At least 27 people were killed on Friday in a gun attack on a beachside hotel in Tunisia. In Kuwait, Islamic State claimed responsibility for a suicide bombing that killed more than 10 people at a packed Shi’ite mosque.
Police sources earlier said the decapitated body was found at the site, along with a flag bearing Islamist inscriptions.
Local newspaper Le Dauphine said the head, covered in Arabic writing, was found hanging from a fence.
France, which has deployed aircraft to the international coalition fighting Islamic State insurgents in Iraq, has long been named on Islamist sites as a primary target for attacks.
In January, Islamist gunmen killed 17 people in the offices of the Charlie Hebdo satirical weekly and a Jewish food store.
In April, Prime Minister Manuel Valls said no fewer than five attacks had been thwarted in the country since then.
Noting that hundreds of French nationals are in Syria where they risked being radicalised by Islamist fighters, Valls has said repeatedly that France has never seen a higher threat level.
The site belonged to Air Products, a US industrial gases and chemicals company, according to a spokeswoman for Air Liquide, a French company in the same sector. It was immediately ringfenced by police and emergency services.
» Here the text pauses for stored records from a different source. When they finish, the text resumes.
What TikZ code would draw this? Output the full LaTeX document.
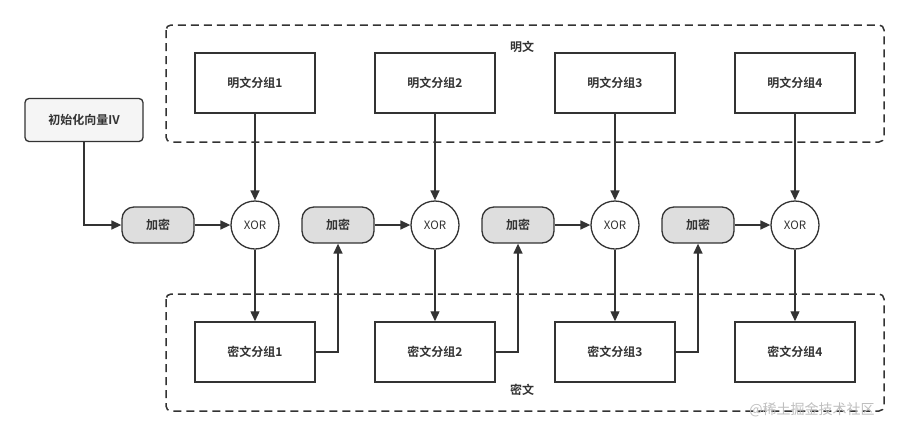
\documentclass[tikz,border=0pt]{standalone}
\usepackage{fontspec}
\setmainfont{Noto Sans CJK SC}
\newfontfamily\cjkb{Noto Sans CJK SC}[BoldFont={Noto Sans CJK SC Bold}]
\usetikzlibrary{arrows.meta,positioning}
\definecolor{ln}{HTML}{333333}
\tikzset{
  x=1pt,y=-1pt,
  every node/.style={font=\cjkb\bfseries\fontsize{12}{14}\selectfont, text=ln},
  blk/.style={draw=ln, line width=1.5pt, minimum width=120pt, minimum height=60pt, inner sep=0pt},
  enc/.style={draw=ln, line width=1.3pt, fill=black!13, rounded corners=12pt, minimum width=72pt, minimum height=36pt, inner sep=0pt},
  xorn/.style={draw=ln, line width=1.3pt, circle, minimum size=48pt, inner sep=0pt, font=\cjkb\fontsize{11.5}{12}\selectfont},
  grp/.style={draw=ln, line width=1.5pt, dash pattern=on 8pt off 5pt, rounded corners=5pt},
  arr/.style={draw=ln, line width=1.4pt, -{Triangle[length=10pt,width=9pt]}},
}
\begin{document}
\begin{tikzpicture}
\useasboundingbox (0,0) rectangle (908,437);
\fill[white] (0,0) rectangle (908,437);
% groups
\draw[grp] (166,25) rectangle (884,142);
\node at (522,47) {明文};
\draw[grp] (166,294) rectangle (884,411);
\node at (522,390) {密文};
% IV
\node[draw=ln, line width=1.3pt, fill=black!4, rounded corners=4pt, minimum width=118pt, minimum height=43pt, inner sep=0pt] (iv) at (84,120) {初始化向量IV};
\foreach \i/\x in {1/255,2/435,3/615,4/795}{
  \node[blk] (p\i) at (\x,83) {明文分组\i};
  \node[xorn] (x\i) at (\x,225) {XOR};
  \node[blk] (c\i) at (\x,352) {密文分组\i};
  \node[enc] (e\i) at ({\x-97},225) {加密};
  \draw[arr] (p\i) -- (x\i);
  \draw[arr] (x\i) -- (c\i);
  \draw[arr] (e\i) -- (x\i);
}
\draw[arr] (iv.south) |- (e1.west);
\draw[arr] (c1.east) -| (e2.south);
\draw[arr] (c2.east) -| (e3.south);
\draw[arr] (c3.east) -| (e4.south);
\node[font=\cjkb\fontsize{14}{15}\selectfont, text=black!25] (wm) at (812,410) {@稀土掘金技术社区};
\end{tikzpicture}
\end{document}
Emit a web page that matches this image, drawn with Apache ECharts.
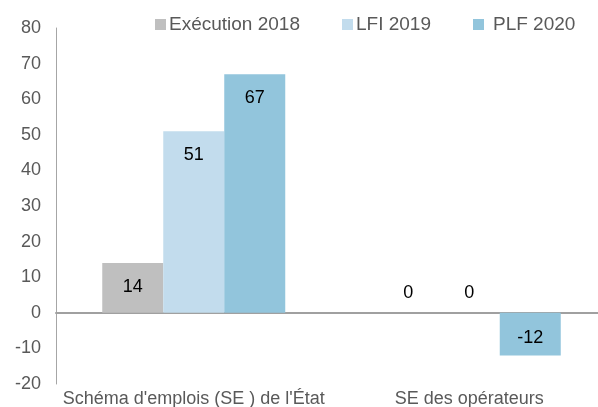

Air Products said its crisis and emergency response teams were working closely with all relevant authorities.
The chairman and CEO of Air Products is Seifi Ghasemi, who in 2011 testimony to a US Senate committee described himself as Iranian-born. Mainly Shi’ite Iran is a sworn enemy of Sunni-dominated Islamic State.
No group claimed responsibility for the attack and the motive was unknown.
According to French regulations applicable to zones where gases and chemicals are handled, the site would have been required to implement security arrangements at the low end of the European Union’s so-called Seveso scale, named after the location of an industrial accident in northern Italy in 1976.
Jean-Paul Bonnetain, prefect of the local Isere region, said the vehicle used to gain access to the site had the necessary authorisation to do so.
Cazeneuve said the government had ordered security to be stepped up around all sensitive sites.